Nous pouvons ainsi mieux comprendre
pourquoi les disciples du Ressuscité sont joyeux malgré ce départ. Ils ont la
certitude que toujours ils seront dans la main de Dieu, accompagnés par ce
Christ qu’ils ont suivi et aimé. Nous aussi, nous devons entrer dans cette joie
et, à la suite des premiers croyants, rechercher sa présence à travers les
événements du monde. C’est ce à quoi nous serons invités au moment de la
bénédiction : vous savez qu’il est assis à la droite du
Père ; mais cherchez-le, trouvez-le aussi près de vous, jusqu’à la fin,
comme il l’a promis.
Cette présence peut nous sembler lointaine, mais elle est réelle. Elle sera
comme réactivée dans quelques jours lorsque nous célébrerons dans la même joie
le don de l’Esprit Saint, autre signe de la présence du Christ à nos côtés.

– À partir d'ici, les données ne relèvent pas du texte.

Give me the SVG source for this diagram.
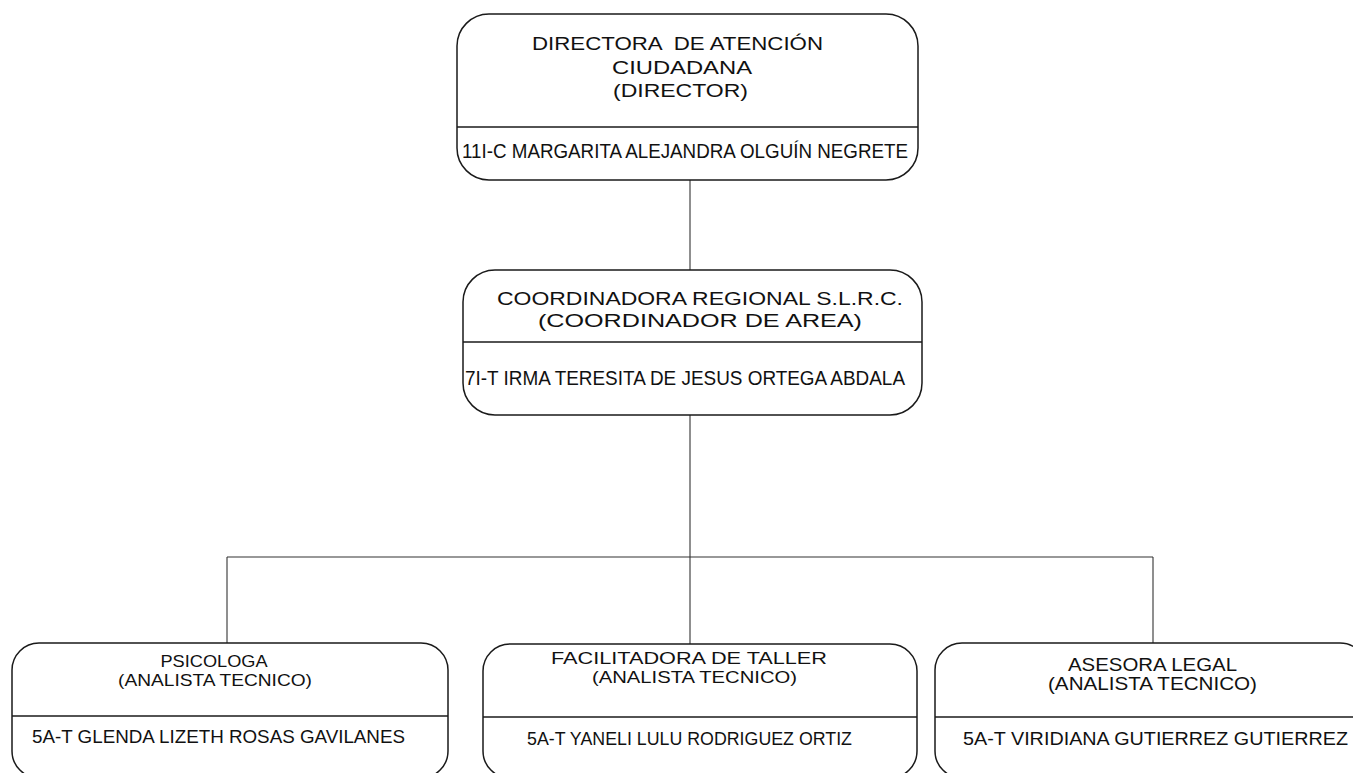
<svg xmlns="http://www.w3.org/2000/svg" width="1353" height="773" viewBox="0 0 1353 773">
<style>
.box{fill:#fff;stroke:#1a1a1a;stroke-width:1.5}
.div{stroke:#1a1a1a;stroke-width:1.3}
.t{font-family:"Liberation Sans",Arial,sans-serif;fill:#111;text-anchor:middle}
.n{font-family:"Liberation Sans",Arial,sans-serif;fill:#111;text-anchor:middle}
.conn line{stroke:#333;stroke-width:1.1}
</style>
<rect width="1353" height="773" fill="#fff"/>
<g class="conn" id="connectors">
<line x1="690" y1="180" x2="690" y2="270"/>
<line x1="690" y1="415" x2="690" y2="644"/>
<line x1="227" y1="557" x2="1153" y2="557"/>
<line x1="227" y1="557" x2="227" y2="643"/>
<line x1="1153" y1="557" x2="1153" y2="643"/>
</g>
<g id="node-director">
<rect class="box" x="457" y="14" width="461" height="166" rx="32" ry="32"/>
<line class="div" x1="457" y1="127" x2="918" y2="127"/>
<text class="t" x="677.5" y="50" font-size="17.5" textLength="291" lengthAdjust="spacingAndGlyphs" xml:space="preserve">DIRECTORA  DE ATENCIÓN</text>
<text class="t" x="682" y="74" font-size="17.5" textLength="140" lengthAdjust="spacingAndGlyphs">CIUDADANA</text>
<text class="t" x="680.5" y="97" font-size="17.5" textLength="135" lengthAdjust="spacingAndGlyphs">(DIRECTOR)</text>
<text class="n" x="685" y="158" font-size="21" textLength="446" lengthAdjust="spacingAndGlyphs">11I-C MARGARITA ALEJANDRA OLGUÍN NEGRETE</text>
</g>
<g id="node-coordinadora">
<rect class="box" x="463" y="270" width="459" height="145" rx="32" ry="32"/>
<line class="div" x1="463" y1="342" x2="922" y2="342"/>
<text class="t" x="700" y="305" font-size="18" textLength="406" lengthAdjust="spacingAndGlyphs">COORDINADORA REGIONAL S.L.R.C.</text>
<text class="t" x="700" y="327" font-size="18" textLength="324" lengthAdjust="spacingAndGlyphs">(COORDINADOR DE AREA)</text>
<text class="n" x="685" y="385" font-size="20" textLength="440" lengthAdjust="spacingAndGlyphs">7I-T IRMA TERESITA DE JESUS ORTEGA ABDALA</text>
</g>
<g id="node-psicologa">
<rect class="box" x="12" y="643" width="436" height="135" rx="27" ry="27"/>
<line class="div" x1="12" y1="716" x2="448" y2="716"/>
<text class="t" x="214" y="667" font-size="17" textLength="107" lengthAdjust="spacingAndGlyphs">PSICOLOGA</text>
<text class="t" x="215" y="686" font-size="17" textLength="194" lengthAdjust="spacingAndGlyphs">(ANALISTA TECNICO)</text>
<text class="t" x="218.5" y="743" font-size="18" textLength="373" lengthAdjust="spacingAndGlyphs">5A-T GLENDA LIZETH ROSAS GAVILANES</text>
</g>
<g id="node-facilitadora">
<rect class="box" x="483" y="644" width="434" height="134" rx="27" ry="27"/>
<line class="div" x1="483" y1="717" x2="917" y2="717"/>
<text class="t" x="689" y="664" font-size="16.5" textLength="276" lengthAdjust="spacingAndGlyphs">FACILITADORA DE TALLER</text>
<text class="t" x="694.5" y="683" font-size="16.5" textLength="205" lengthAdjust="spacingAndGlyphs">(ANALISTA TECNICO)</text>
<text class="t" x="689.5" y="745" font-size="18" textLength="325" lengthAdjust="spacingAndGlyphs">5A-T YANELI LULU RODRIGUEZ ORTIZ</text>
</g>
<g id="node-asesora">
<rect class="box" x="935" y="643" width="432" height="135" rx="27" ry="27"/>
<line class="div" x1="935" y1="717" x2="1367" y2="717"/>
<text class="t" x="1152.5" y="671" font-size="17.5" textLength="169" lengthAdjust="spacingAndGlyphs">ASESORA LEGAL</text>
<text class="t" x="1152.5" y="690" font-size="17.5" textLength="209" lengthAdjust="spacingAndGlyphs">(ANALISTA TECNICO)</text>
<text class="t" x="1155.5" y="745" font-size="18" textLength="385" lengthAdjust="spacingAndGlyphs">5A-T VIRIDIANA GUTIERREZ GUTIERREZ</text>
</g>
</svg>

Alors nous serons en mesure de comprendre en totalité le mystère unique que
nous ne cessons de célébrer depuis quarante jours et que nous célébrons chaque
dimanche : celui de notre salut, obtenu en la mort et la résurrection du
Christ.
Salut pour aujourd’hui, car dès à présent
le disciple véritable du Christ peut faire le choix de renoncer au mal ;
salut pour demain, car en sa mort/résurrection et en son ascension, le Christ
nous ouvre le chemin de la vie en plénitude aux côtés de notre Dieu. Oui,
réjouissons-nous, soyons dans l’allégresse : le Christ monte vers son Père
et nous emmène déjà, en espérance, goûter la joie du Royaume. AMEN.